Dans une certaine mesure, nous vivons déjà dans des métavers. Les joueurs de League of Legends ou World of Warcraft vous le diront, ils parcourent des mondes virtuels depuis longtemps, s’y rencontrent, y commercent, et y vivent de formidables aventures. Nos réseaux d’entreprise peuvent aussi être vus comme des métavers : nous y partageons du contenu, nous y rencontrons en autant de meetings sur teams, zoom ou autre, en des espaces qui n’existent matériellement pas. Il en va de même de nos réseaux sociaux…
Quelle est la prochaine étape, et jusqu’où irons-nous ? Avec la requalification de Facebook en Meta, nombreux sont ceux qui voient le métavers comme Mark Zuckerberg : un espace virtuel dans lequel nous irons grâce à des casques et des manettes de réalité virtuelle, façon Oculus. C’est possible, et sans doute cela se réalisera-t-il pour des utilisations dédiées, pour lesquelles ce métavers fera la différence…
On peut penser à la formation de spécialistes dans des environnements difficilement accessibles (plateformes off-shore, centrales nucléaires…), à la visite de musées à distance où la manipulation d’œuvres et d’objets (par exemple scientifiques) serait captivante… Mais il semble improbable que les milliards d’utilisateurs de réseaux sociaux ou de smartphones se convertissent à un hypothétique métavers global. Les obstacles sont nombreux : production, coût et confort des casques ; interopérabilité des plateformes ; valeur ajoutée par rapport au si confortable internet mobile…
Mais d’autres métavers sont possibles, sur les appareils que nous avons déjà. À la troisième personne, comme dans la solution Teemew de Manzalab (un métavers corporatif spécialisé dans le monde de l’entreprise et des formations). Ou même en deux dimensions, comme avec la plateforme GatherTown, qui permet d’animer des événements virtuels sur une carte en 2D paramétrable et inspirée des jeux vidéo en pixel-art, à ceci près que les webcams « popent » dès que deux participants passent à proximité… Nombre des fonctionnalités dont nous avons besoin pour interagir à distance sont accessibles sur ces plateformes plus légères.
C’est tout l’enjeu d’aujourd’hui : trouver les cas d’usages et les besoins pour lesquels la réalité virtuelle apportera un « plus » qui vaudra de s’y investir. Les confinements nous en ont fourni en pagaille, mais n’avons-nous pas déjà senti leurs limites et l’envie furieuse de revoir les gens, en vrai ? Et n’est-il pas crucial de s’interroger en amont sur le coût écologique et social de nos métavers ?

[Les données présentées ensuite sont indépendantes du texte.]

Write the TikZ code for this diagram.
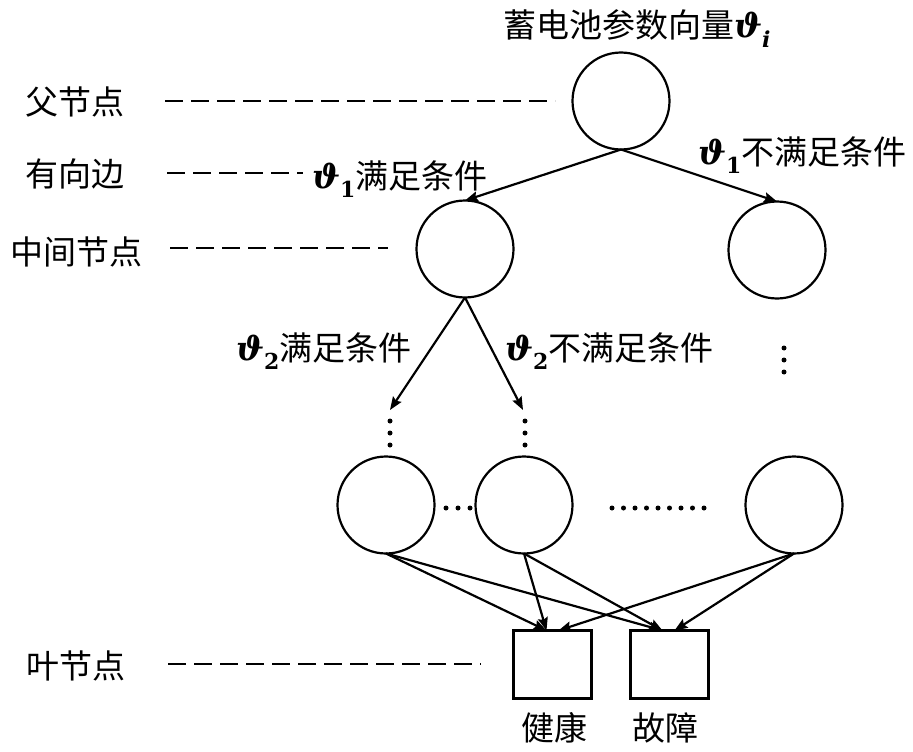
\documentclass[tikz,border=0pt]{standalone}
\usepackage[no-math]{fontspec}
\setmainfont{Noto Sans CJK SC}
\newfontfamily\thetafont{DejaVu Serif}
\newcommand{\thb}[1]{{\thetafont\bfseries\itshape ϑ}\raisebox{-0.3em}{\fontsize{22}{26}\selectfont\thetafont\bfseries #1}}
\usetikzlibrary{arrows.meta,calc}
\begin{document}
\begin{tikzpicture}[x=1pt,y=-1pt,
  every node/.style={inner sep=0pt, outer sep=0pt},
  tnode/.style={circle, draw, line width=2.2pt, minimum size=97pt},
  leafbox/.style={rectangle, draw, line width=2.2pt, minimum width=78pt, minimum height=68pt},
  txt/.style={font=\fontsize{33}{40}\selectfont},
  edge/.style={line width=2.2pt, -{Stealth[length=13pt,width=10pt,inset=2pt]}},
  guide/.style={line width=2.2pt, dash pattern=on 18pt off 8pt},
  dotmark/.style={circle, fill, minimum size=5pt}
]
\useasboundingbox (0,0) rectangle (913,752);

% tree nodes
\node[tnode] (root) at (621,101) {};
\node[tnode] (m1) at (465,249) {};
\node[tnode] (m2) at (777,250) {};
\node[tnode] (b1) at (386,505) {};
\node[tnode] (b2) at (524,505) {};
\node[tnode] (b3) at (794,505) {};
\node[leafbox] (leaf1) at (552.5,664.5) {};
\node[leafbox] (leaf2) at (669.5,664.5) {};

% texts
\node[txt, anchor=base west] (title) at (503,38) {蓄电池参数向量\thb{\itshape i}};
\node[txt] (lfu) at (75,102) {父节点};
\node[txt] (lyou) at (75,174) {有向边};
\node[txt] (lzhong) at (76,252) {中间节点};
\node[txt] (lye) at (76,666) {叶节点};
\node[txt] (tjk) at (554,728) {健康};
\node[txt] (tgz) at (665,728) {故障};
\node[txt, anchor=base west] (e1) at (312,188) {\thb{1}满足条件};
\node[txt, anchor=base west] (e2) at (698,164) {\thb{1}不满足条件};
\node[txt, anchor=base west] (e3) at (236,360) {\thb{2}满足条件};
\node[txt, anchor=base west] (e4) at (505,360) {\thb{2}不满足条件};

% guide dashes
\coordinate (g1a) at (165,101); \coordinate (g1b) at (555,101);
\coordinate (g2a) at (167,173); \coordinate (g2b) at (303,173);
\coordinate (g3a) at (170,248); \coordinate (g3b) at (388,248);
\coordinate (g4a) at (168,664); \coordinate (g4b) at (481,664);
\draw[guide] (g1a) -- (g1b);
\draw[guide] (g2a) -- (g2b);
\draw[guide] (g3a) -- (g3b);
\draw[guide] (g4a) -- (g4b);

% edges
\draw[edge] (root.south) -- (m1.north);
\draw[edge] (root.south) -- (m2.north);
\coordinate (d1) at (390,410);
\coordinate (d2) at (523,410);
\draw[edge] (m1.south) -- (d1);
\draw[edge] (m1.south) -- (d2);

\coordinate (l1a) at ($(leaf1.north)+(-6,0)$);
\coordinate (l1b) at ($(leaf1.north)+(6,0)$);
\coordinate (l2a) at ($(leaf2.north)+(-7,0)$);
\coordinate (l2b) at ($(leaf2.north)+(5,0)$);
\draw[edge] (b1.south) -- (l1a);
\draw[edge] (b1.south) -- (l2a);
\draw[edge] (b2.south) -- (l1a);
\draw[edge] (b2.south) -- (l2a);
\draw[edge] (b3.south) -- (l1b);
\draw[edge] (b3.south) -- (l2b);

% dots
\foreach \yy in {421,433,445} {
  \node[dotmark] at (390,\yy) {};
  \node[dotmark] at (525,\yy) {};
}
\foreach \yy in {348,360,372} { \node[dotmark] at (784,\yy) {}; }
\foreach \xx in {446,458,470} { \node[dotmark] at (\xx,508) {}; }
\foreach \i in {0,...,8} { \node[dotmark] at ({612+11.5*\i},508) {}; }
\end{tikzpicture}
\end{document}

Et au-delà ? L’Oasis du livre et du film Ready Player One, ce monde virtuel refuge sur une planète préoccupée par le changement climatique, est-il à notre portée ? En plus de la vue et de l’ouïe couvertes par les casques, ce type de métavers nécessite qu’il parle à nos autres sens, en particulier avec le toucher. Si les technologies haptiques (un système tactilo-kinesthésique physique ou mécanique) et de retour de force existent, il ne semble pas prévu de leur faire envahir les marchés dans un proche avenir. Par ailleurs, le mouvement restera un obstacle technique de taille, souvent passé sous silence : comment ressentir le mouvement sans bouger, ni avoir le mal des transports.
Et puisque nous venons d’ouvrir les portes de la science-fiction, mentionnons le métavers ultime, la Matrix dont nous n’aurions même pas conscience… D’aucuns pensent d’ailleurs que nous y sommes déjà. L’accélération des puissances informatiques ferait que dans un futur lointain de très nombreuses simulations du passé de nos héritiers pourraient exister. Dès lors, comme l’a proposé Nick Bostrom, la probabilité de vivre dans le passé « original » deviendrait ridicule et nous vivrions alors déjà logiquement dans un métavers.
Les Français et le métavers
Si le marché du métavers devait représenter 800 milliards de dollars d’ici à 2024 selon Bloomberg, la vision des Français sur les opportunités et les usages de ce futur virtuel demeure floue.
La preuve avec cette enquête Ifop1 menée cette année auprès d’un échantillon de 1 022 personnes où seulement 35 % des personnes interrogées déclarent comprendre de quoi il s’agit quand on évoque le métavers, dont 14 % « précisément ». L’écart entre les générations est prégnant. Les plus jeunes ont une meilleure connaissance du métavers avec 42 % des 18–24 ans qui ont déjà entendu parler de cette innovation, contre 28 % des 65 ans et plus.
La distinction sociale est également notable. 59 % des diplômés du supérieur sont ainsi sensibilisés au métavers, contre seulement 27 % des personnes sans diplômes. Une double fracture générationnelle et sociale qui se lit dans les représentations associées à cette innovation. Les personnes interrogées ne perçoivent pas la diversité des débouchés possibles de ce futur d’internet et le réduisent le plus souvent au volet divertissement. 21 % jugent d’ailleurs inutiles ces nouveaux usages.
Enfin, le métavers suscite la crainte d’une nette majorité de Français (75 %), même au sein des catégories de population les plus en pointe sur le sujet : 49 % des 18–24 ans sont ainsi méfiants.